On Jun 8, 2011, at 7:20 PM, james woodyatt wrote:
On Jun 8, 2011, at 2:32 PM, Dmitry Anipko wrote:
[...] And it unclear to me why IETF would want to take away a _transition_
technique from people for whom it is working...
Let's be very clear. This proposed RFC would not "take away" the 6to4
transition mechanism. The working group considered and rejected the idea of
publishing a phase-out plan. This draft sets no new requirements for most
current vendors of 6to4-capable equipment. It is a purely procedural bill,
not a technical one. As such, it will damage no one.

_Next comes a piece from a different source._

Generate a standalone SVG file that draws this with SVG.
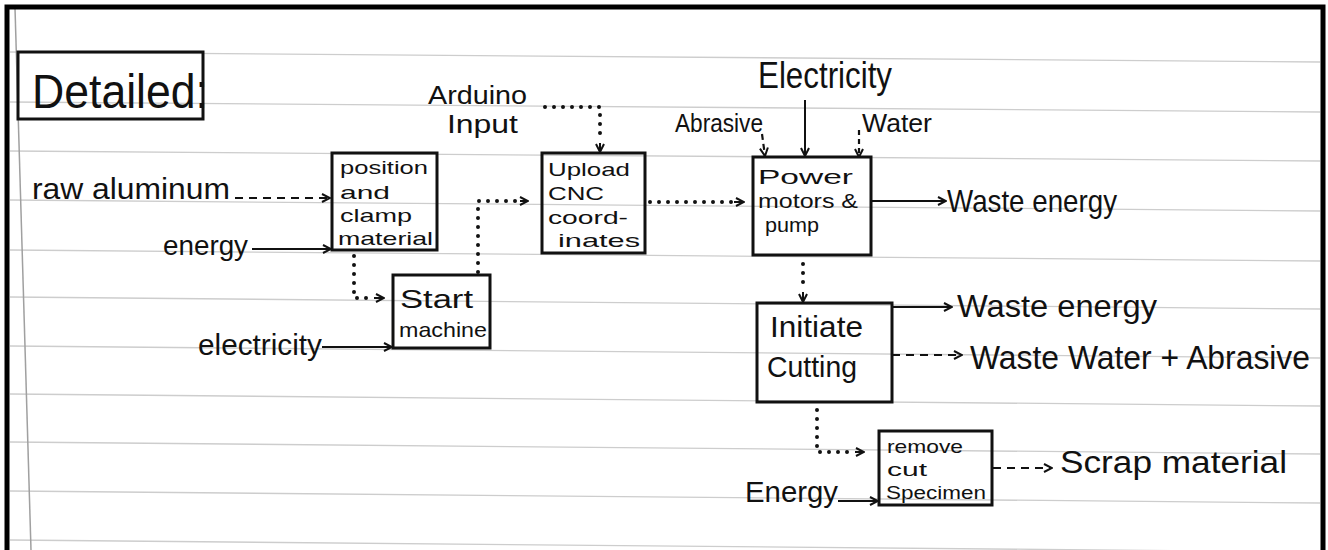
<svg xmlns="http://www.w3.org/2000/svg" width="1328" height="550" viewBox="0 0 1328 550">
<defs>
<style>
.rule{stroke:#cdcdcd;stroke-width:1.3;fill:none}
.box{fill:none;stroke:#111;stroke-width:3}
.t{font-family:"Liberation Sans",Arial,sans-serif;fill:#111}
.solid{stroke:#111;stroke-width:2;fill:none}
.dash{stroke:#111;stroke-width:2.2;fill:none;stroke-dasharray:8 6}
.dot{stroke:#111;stroke-width:4;fill:none;stroke-dasharray:0 9;stroke-linecap:round}
</style>
<marker id="ah" viewBox="0 0 10 10" refX="9" refY="5" markerWidth="10" markerHeight="10" markerUnits="userSpaceOnUse" orient="auto">
<path d="M1,1 L9,5 L1,9" fill="none" stroke="#111" stroke-width="2"/>
</marker>
</defs>
<rect x="0" y="0" width="1328" height="550" fill="#fff"/>
<g id="paper">
<line class="rule" x1="10" y1="52" x2="1320" y2="62"/>
<line class="rule" x1="10" y1="102" x2="1320" y2="112"/>
<line class="rule" x1="10" y1="151" x2="1320" y2="161"/>
<line class="rule" x1="10" y1="200" x2="1320" y2="211"/>
<line class="rule" x1="10" y1="250" x2="1320" y2="261"/>
<line class="rule" x1="10" y1="297" x2="1320" y2="309"/>
<line class="rule" x1="10" y1="346" x2="1320" y2="358"/>
<line class="rule" x1="10" y1="394" x2="1320" y2="406"/>
<line class="rule" x1="10" y1="442" x2="1320" y2="454"/>
<line class="rule" x1="10" y1="491" x2="1320" y2="503"/>
<line class="rule" x1="10" y1="540" x2="1320" y2="552"/>
<line x1="15" y1="8" x2="31" y2="550" stroke="#a0a0a0" stroke-width="1.5"/>
<rect x="7" y="7" width="1316" height="570" fill="none" stroke="#000" stroke-width="5"/>
</g>

<g id="title">
<rect class="box" x="18" y="52" width="185" height="67"/>
<text class="t" x="32" y="108" font-size="48" textLength="176" lengthAdjust="spacingAndGlyphs">Detailed:</text>
</g>

<g id="inputs">
<text class="t" x="32" y="199" font-size="30" textLength="198" lengthAdjust="spacingAndGlyphs">raw aluminum</text>
<text class="t" x="163" y="255" font-size="27" textLength="85" lengthAdjust="spacingAndGlyphs">energy</text>
<text class="t" x="198" y="355" font-size="30" textLength="124" lengthAdjust="spacingAndGlyphs">electricity</text>
<text class="t" x="428" y="104" font-size="26" textLength="99" lengthAdjust="spacingAndGlyphs">Arduino</text>
<text class="t" x="447" y="133" font-size="25" textLength="71" lengthAdjust="spacingAndGlyphs">Input</text>
<text class="t" x="758" y="88" font-size="36" textLength="134" lengthAdjust="spacingAndGlyphs">Electricity</text>
<text class="t" x="675" y="132" font-size="26" textLength="88" lengthAdjust="spacingAndGlyphs">Abrasive</text>
<text class="t" x="862" y="132" font-size="26" textLength="70" lengthAdjust="spacingAndGlyphs">Water</text>
<text class="t" x="745" y="502" font-size="30" textLength="93" lengthAdjust="spacingAndGlyphs">Energy</text>
</g>

<g id="outputs">
<text class="t" x="947" y="212" font-size="32" textLength="170" lengthAdjust="spacingAndGlyphs">Waste energy</text>
<text class="t" x="957" y="317" font-size="32" textLength="200" lengthAdjust="spacingAndGlyphs">Waste energy</text>
<text class="t" x="970" y="369" font-size="33" textLength="340" lengthAdjust="spacingAndGlyphs">Waste Water + Abrasive</text>
<text class="t" x="1060" y="473" font-size="31" textLength="227" lengthAdjust="spacingAndGlyphs">Scrap material</text>
</g>

<g id="node-position">
<rect class="box" x="332" y="153" width="105" height="97"/>
<text class="t" x="340" y="174" font-size="19" textLength="88" lengthAdjust="spacingAndGlyphs">position</text>
<text class="t" x="340" y="199" font-size="19" textLength="50" lengthAdjust="spacingAndGlyphs">and</text>
<text class="t" x="340" y="222" font-size="19" textLength="72" lengthAdjust="spacingAndGlyphs">clamp</text>
<text class="t" x="338" y="245" font-size="19" textLength="95" lengthAdjust="spacingAndGlyphs">material</text>
</g>

<g id="node-start">
<rect class="box" x="393" y="275" width="97" height="73"/>
<text class="t" x="400" y="308" font-size="26" textLength="73" lengthAdjust="spacingAndGlyphs">Start</text>
<text class="t" x="399" y="337" font-size="21" textLength="88" lengthAdjust="spacingAndGlyphs">machine</text>
</g>

<g id="node-upload">
<rect class="box" x="542" y="153" width="103" height="100"/>
<text class="t" x="548" y="176" font-size="19" textLength="82" lengthAdjust="spacingAndGlyphs">Upload</text>
<text class="t" x="548" y="200" font-size="19" textLength="56" lengthAdjust="spacingAndGlyphs">CNC</text>
<text class="t" x="548" y="224" font-size="19" textLength="80" lengthAdjust="spacingAndGlyphs">coord-</text>
<text class="t" x="558" y="247" font-size="19" textLength="82" lengthAdjust="spacingAndGlyphs">inates</text>
</g>

<g id="node-power">
<rect class="box" x="753" y="157" width="118" height="98"/>
<text class="t" x="758" y="184" font-size="21" textLength="95" lengthAdjust="spacingAndGlyphs">Power</text>
<text class="t" x="758" y="208" font-size="20" textLength="100" lengthAdjust="spacingAndGlyphs">motors &amp;</text>
<text class="t" x="765" y="232" font-size="21" textLength="54" lengthAdjust="spacingAndGlyphs">pump</text>
</g>

<g id="node-initiate">
<rect class="box" x="757" y="303" width="135" height="99"/>
<text class="t" x="770" y="337" font-size="30" textLength="93" lengthAdjust="spacingAndGlyphs">Initiate</text>
<text class="t" x="767" y="377" font-size="30" textLength="90" lengthAdjust="spacingAndGlyphs">Cutting</text>
</g>

<g id="node-remove">
<rect class="box" x="879" y="431" width="113" height="74"/>
<text class="t" x="887" y="453" font-size="19" textLength="76" lengthAdjust="spacingAndGlyphs">remove</text>
<text class="t" x="887" y="476" font-size="19" textLength="40" lengthAdjust="spacingAndGlyphs">cut</text>
<text class="t" x="886" y="499" font-size="18" textLength="100" lengthAdjust="spacingAndGlyphs">Specimen</text>
</g>

<g id="connectors">
<line class="dash" x1="235" y1="198" x2="330" y2="198" marker-end="url(#ah)"/>
<line class="solid" x1="252" y1="249" x2="331" y2="249" marker-end="url(#ah)"/>
<polyline class="dot" points="354,256 354,298 372,298"/>
<line class="solid" x1="374" y1="298" x2="384" y2="298" marker-end="url(#ah)"/>
<line class="solid" x1="322" y1="347" x2="392" y2="347" marker-end="url(#ah)"/>
<polyline class="dot" points="478,272 478,201 518,201"/>
<line class="solid" x1="520" y1="201" x2="528" y2="201" marker-end="url(#ah)"/>
<polyline class="dot" points="545,107 600,107 600,142"/>
<line class="solid" x1="600" y1="143" x2="600" y2="152" marker-end="url(#ah)"/>
<line class="dot" x1="650" y1="202" x2="732" y2="202"/>
<line class="solid" x1="734" y1="202" x2="744" y2="202" marker-end="url(#ah)"/>
<line class="dash" x1="762" y1="134" x2="765" y2="156" style="stroke-dasharray:6 4" marker-end="url(#ah)"/>
<line class="solid" x1="805" y1="100" x2="805" y2="156" marker-end="url(#ah)"/>
<line class="dash" x1="859" y1="130" x2="859" y2="157" style="stroke-dasharray:5 4" marker-end="url(#ah)"/>
<line class="solid" x1="871" y1="201" x2="946" y2="201" marker-end="url(#ah)"/>
<line class="dot" x1="803" y1="264" x2="803" y2="290"/>
<line class="solid" x1="803" y1="292" x2="803" y2="302" marker-end="url(#ah)"/>
<line class="solid" x1="892" y1="307" x2="952" y2="307" marker-end="url(#ah)"/>
<line class="dash" x1="892" y1="355" x2="962" y2="355" marker-end="url(#ah)"/>
<polyline class="dot" points="817,410 817,452 853,452"/>
<line class="solid" x1="855" y1="452" x2="864" y2="452" marker-end="url(#ah)"/>
<line class="solid" x1="838" y1="501" x2="878" y2="501" marker-end="url(#ah)"/>
<line class="dash" x1="993" y1="468" x2="1052" y2="468" marker-end="url(#ah)"/>
</g>
</svg>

I have also seen those claims in v6ops email (haven't caught up with all of it,
but have seen a few messages). I don't buy the argument. Clearly the intent
of this draft and protocol action are to discourage use of 6to4, particularly
in new implementations. You can't discourage use of 6to4 in new
implementations without harming people who are already using it and depending
on it.
(That would be a bit like declaring IPv4 Historic and discouraging new
implementations from supporting it - when we all know that there will be people
using IPv4 in corner cases for many years even after the public Internet no
longer routes it. Legacy hardware and software that's still in use, etc.)
When the draft is clearly intended to do harm to 6to4, and there are clearly
people using 6to4 in the Real World, it strikes me as disingenuous for its
proponents to claim that the document will do no harm.
Publish it. Publish it now. Let its authors be free to pursue more useful
ends than defending it.
The authors are already free to abandon the effort and pursue more useful ends.
Not only would publishing this do harm to 6to4 and its users, it would set a
bad precedent. We're supposed to be working toward consensus, not trying to
cause harm to things that people use.